Were you right? Let's find out.

In [None]:
sample_number = 0  ### CHANGE PARAMETER HERE ###
print('sample_number:', sample_number)
print('sample_label:', sample_label)
print('class_name:', class_name)

# 7 Examine the balance of the dataset
How many class 0 samples are there? How many class 1 samples?

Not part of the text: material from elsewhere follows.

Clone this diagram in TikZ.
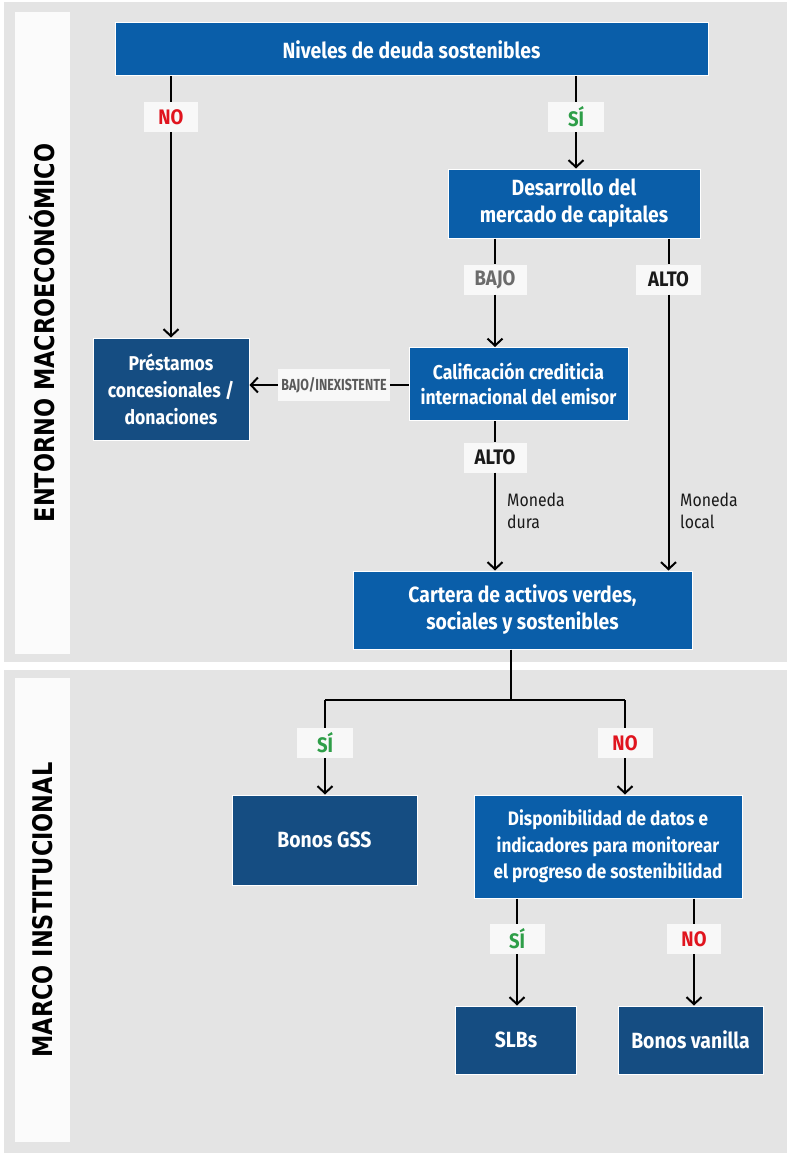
\documentclass[tikz,border=0pt]{standalone}
\usepackage{fontspec}
\usetikzlibrary{arrows.meta}
\newfontfamily\boxfont{Fira Sans}[FakeStretch=0.88]
\newfontfamily\narrowfont{Fira Sans}[FakeStretch=0.78]
\newfontfamily\sidefont{DejaVu Sans}[FakeStretch=0.83]
\definecolor{bgGray}{HTML}{E4E4E4}
\definecolor{barWhite}{HTML}{FBFBFB}
\definecolor{midBlue}{HTML}{0A5EA9}
\definecolor{darkBlue}{HTML}{154D82}
\definecolor{lblFill}{HTML}{F8F8F8}
\definecolor{noRed}{HTML}{E0141E}
\definecolor{siGreen}{HTML}{2E9E48}
\definecolor{bajoGray}{HTML}{6B6B6B}
\definecolor{biGray}{HTML}{5A5A5A}
\definecolor{altoBlack}{HTML}{1A1A1A}
\tikzset{
  boxbase/.style={rectangle, draw=white, line width=1pt, inner sep=0pt, align=center,
    text=white, font=\boxfont\bfseries\fontsize{22}{27}\selectfont},
  midbox/.style={boxbase, fill=midBlue},
  darkbox/.style={boxbase, fill=darkBlue},
  lbl/.style={rectangle, fill=lblFill, inner sep=0pt, minimum height=30pt,
    font=\boxfont\bfseries\fontsize{21}{21}\selectfont},
  conn/.style={line width=2pt, black},
  arr/.style={conn, -{Straight Barb[length=7pt,width=15pt]}},
  sidetext/.style={rotate=90, font=\sidefont\bfseries\fontsize{27}{27}\selectfont, text=black},
  note/.style={anchor=west, align=left, inner sep=0pt, text=altoBlack,
    font=\boxfont\fontsize{18}{22}\selectfont}
}
\begin{document}
\begin{tikzpicture}[x=1pt,y=-1pt]
\useasboundingbox (0,0) rectangle (790,1153);
\fill[white] (0,0) rectangle (790,1153);
% panels
\fill[bgGray] (4,2) rectangle (787,662);
\fill[bgGray] (4,670) rectangle (787,1153);
\fill[barWhite] (15,12) rectangle (70,654);
\fill[barWhite] (15,678) rectangle (70,1142);
\node[sidetext] (side1) at (42.5,333) {ENTORNO MACROECONÓMICO};
\node[sidetext] (side2) at (42.5,910) {MARCO INSTITUCIONAL};

% boxes
\node[midbox, minimum width=593pt, minimum height=53pt] (niv) at (411.5,49.5) {Niveles de deuda sostenibles};
\node[midbox, minimum width=252pt, minimum height=69pt] (des) at (574,203.5) {Desarrollo del\\mercado de capitales};
\node[midbox, minimum width=219pt, minimum height=73pt,
  font=\boxfont\bfseries\fontsize{20}{25}\selectfont] (cal) at (518.5,384) {Calificación crediticia\\internacional del emisor};
\node[darkbox, minimum width=156pt, minimum height=102pt,
  font=\boxfont\bfseries\fontsize{20}{27}\selectfont] (pre) at (171,389) {Préstamos\\concesionales /\\donaciones};
\node[midbox, minimum width=339pt, minimum height=78pt] (car) at (522.5,610) {Cartera de activos verdes,\\sociales y sostenibles};
\node[darkbox, minimum width=185pt, minimum height=90pt] (gss) at (324.5,840) {Bonos GSS};
\node[midbox, minimum width=268pt, minimum height=103pt,
  font=\boxfont\bfseries\fontsize{19.5}{26.5}\selectfont] (dis) at (608,846.5) {Disponibilidad de datos e\\indicadores para monitorear\\el progreso de sostenibilidad};
\node[darkbox, minimum width=121pt, minimum height=68pt] (slb) at (516,1040) {SLBs};
\node[darkbox, minimum width=145pt, minimum height=68pt] (van) at (690.5,1040) {Bonos vanilla};

% labels
\node[lbl, minimum width=54pt, text=noRed] (lno1) at (171,117) {NO};
\node[lbl, minimum width=56pt, text=siGreen] (lsi1) at (576,117) {SÍ};
\node[lbl, minimum width=63pt, text=bajoGray] (lbajo) at (495,279.5) {BAJO};
\node[lbl, minimum width=65pt, text=altoBlack] (lalto1) at (668.5,279.5) {ALTO};
\node[lbl, minimum width=112pt, minimum height=32pt, text=biGray,
  font=\narrowfont\bfseries\fontsize{16}{16}\selectfont] (lbi) at (334,385) {BAJO/INEXISTENTE};
\node[lbl, minimum width=63pt, text=altoBlack] (lalto2) at (495,457.5) {ALTO};
\node[lbl, minimum width=56pt, text=siGreen] (lsi2) at (325,743) {SÍ};
\node[lbl, minimum width=55pt, text=noRed] (lno2) at (625,743) {NO};
\node[lbl, minimum width=55pt, text=siGreen] (lsi3) at (517,939) {SÍ};
\node[lbl, minimum width=54pt, text=noRed] (lno3) at (694,939) {NO};

\node[note] (mdura) at (507,511) {Moneda\\dura};
\node[note] (mlocal) at (680,511) {Moneda\\local};

\coordinate (split) at (510.5,700);

% connectors
\draw[conn] (niv.south -| lno1) -- (lno1.north);
\draw[arr] (lno1.south) -- (pre.north -| lno1);
\draw[conn] (niv.south -| lsi1) -- (lsi1.north);
\draw[arr] (lsi1.south) -- (des.north -| lsi1);
\draw[conn] (des.south -| lbajo) -- (lbajo.north);
\draw[arr] (lbajo.south) -- (cal.north -| lbajo);
\draw[conn] (des.south -| lalto1) -- (lalto1.north);
\draw[arr] (lalto1.south) -- (car.north -| lalto1);
\draw[conn] (cal.west |- lbi) -- (lbi.east);
\draw[arr] (lbi.west) -- (pre.east |- lbi);
\draw[conn] (cal.south -| lalto2) -- (lalto2.north);
\draw[arr] (lalto2.south) -- (car.north -| lalto2);
\draw[conn] (car.south -| split) -- (split);
\draw[conn] (split -| lsi2) -- (split -| lno2);
\draw[conn] (split -| lsi2) -- (lsi2.north);
\draw[conn] (split -| lno2) -- (lno2.north);
\draw[arr] (lsi2.south) -- (gss.north -| lsi2);
\draw[arr] (lno2.south) -- (dis.north -| lno2);
\draw[conn] (dis.south -| lsi3) -- (lsi3.north);
\draw[arr] (lsi3.south) -- (slb.north -| lsi3);
\draw[conn] (dis.south -| lno3) -- (lno3.north);
\draw[arr] (lno3.south) -- (van.north -| lno3);
\end{tikzpicture}
\end{document}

Here we use the Pandas library (pd) to create a barchart with ease. First we must create a pandas DataFrame, labels_df, from our vector of labels.

In [None]:
print('Number of samples of class 0 (cement)', (labels == 0).sum())
print('Number of samples of class 1 (carpet)', (labels == 1).sum())
print('Balance:', (labels == 0).sum() / ((labels == 0).sum()+(labels == 1).sum()), 'class 0')

fig, ax = plt.subplots()
labels_df = pd.DataFrame(labels) # Create a pandas DataFrame
labels_df[0].value_counts().reindex([0, 1]).plot(kind='bar', color=class_colors)
plt.title('Dataset balance')
ax.set_ylabel('Number of samples')
ax.set_xlabel('Class')

# 8 Load a pre-prepared balanced dataset

In [None]:
url = url_root+'/SonyAIBORobotSurface1_IoC_BALANCED.txt'
robot_df = pd.read_csv(url, sep='\t', header=None)
print('Loaded from', url)
robot_data_bal = robot_df.values
print('The shape of the balanced dataset, robot_data_bal, is', robot_data_bal.shape)

In [None]:
labels_bal = robot_data_bal[:,0] # '_bal' for 'balanced'
data_bal = robot_data_bal[:,1:]

# Change from classes 1 and 2 to classes 0 and 1
labels_bal = labels_bal - 1
labels_bal = labels_bal.astype(int)

print('Number of samples of class 0 (cement)', (labels_bal == 0).sum())
print('Number of samples of class 1 (carpet)', (labels_bal == 1).sum())

fig, ax = plt.subplots()
labels_df = pd.DataFrame(labels_bal) # Create a pandas DataFrame
labels_df[0].value_counts().reindex([0, 1]).plot(kind='bar', color=class_colors)
plt.title('Dataset balance')
ax.set_ylabel('Number of samples')
ax.set_xlabel('Class')

# 9 Split the dataset into development and final test datasets

![The dataset is split into two, unequal sets](images/final_test_dataset.png "Split into development and final test datasets")

In [None]:
final_test_set_size = 100
# Rename as x and y, for convenience.
x = data_bal
y = labels_bal

x_dev, x_finaltest, y_dev, y_finaltest = train_test_split(
    x, y, test_size=final_test_set_size, random_state=21, stratify=y)
print('The shape of x_dev is', x_dev.shape)
print('The shape of x_finaltest is', x_finaltest.shape)
print('Development data:')
print('Number of samples of class 0', (y_dev == 0).sum())
print('Number of samples of class 1', (y_dev == 1).sum())
print('Final test data:')
print('Number of samples of class 0', (y_finaltest == 0).sum())
print('Number of samples of class 1', (y_finaltest == 1).sum())

These datasets could now be saved to file and reloaded in the next notebook. Instead, we'll load a prepared dataset in the next notebook.